A critique of cgi.escape

Mon Sep 25 11:49:52 EDT 2006

In article <1159196923.577648.192520 at i42g2000cwa.googlegroups.com>, and-google at doxdesk.com wrote:
>> I'm sorry, that's not good enough. How, precisely, would it break
>> "existing code"?
> 
> ('owdo Mr. Ribbens!)

Good afternoon Mr Glover ;-)

>     URI= 'http://www.oreilly.com/'
>     html= cgi.escape(text)
>     html= html.replace('O\'Reilly', '<a href="%s">O\'Reilly</a>' % URI)
> 
> Sure this may be rare, but it's what the documentation says, and
> changing it may not only fix things but also subtly break things in
> ways that are hard to detect.

I'm not sure about "subtly break things", but you're right that the
above code would break. I could argue that it's broken already,
(since it's doing a plain-text search on HTML data) but given
real-world considerations it's reasonable enough that I won't be that
pedantic ;-)

> I personally think the entire function should be deprecated, firstly
> because it's insufficient in some corner cases (apostrophes as you
> pointed out, and XHTML CDATA), and secondly because it's in the wrong
> place: HTML-escaping is nothing to do with the CGI interface.

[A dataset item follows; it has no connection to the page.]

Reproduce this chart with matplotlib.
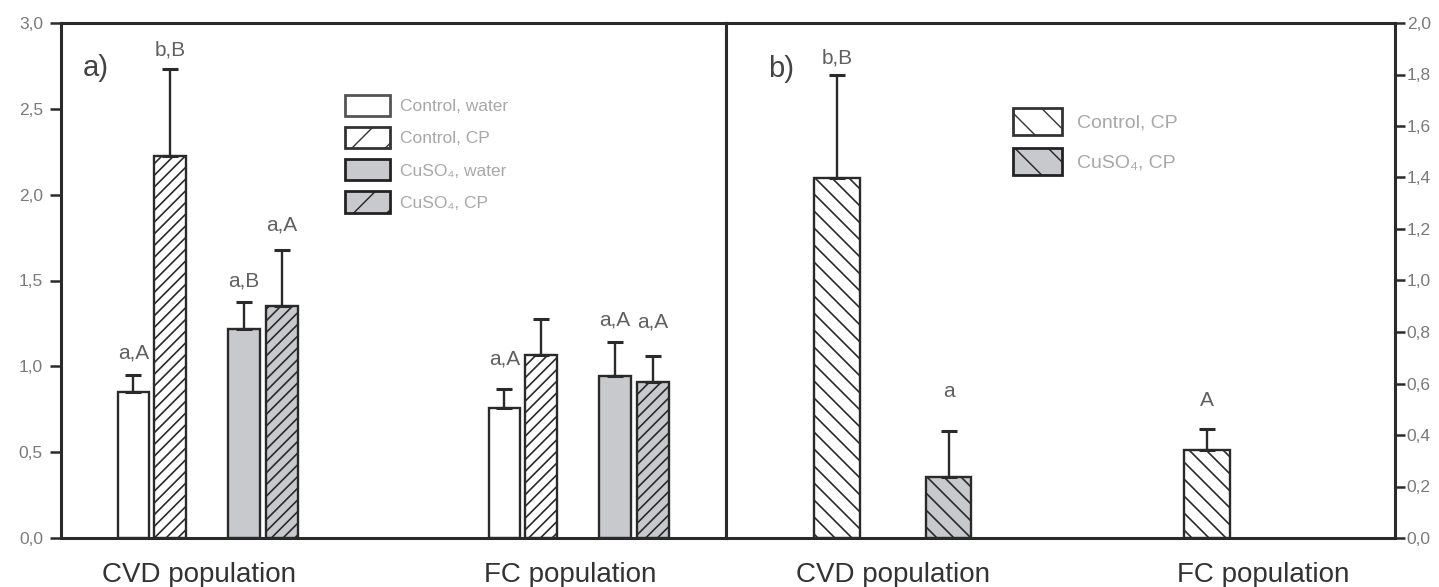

A good
> template library should deal with escaping more smoothly and correctly
> than cgi.escape. (It may be able to deal with escape-or-not-bother and
> character encoding issues automatically, for example.)

I agree that in most situations you should probably be using a
template library, but sometimes a simple CGI-and-manual-HTML system
suffices, and I think (a fixed version of) cgi.escape should exist at
a low level of the web application stack.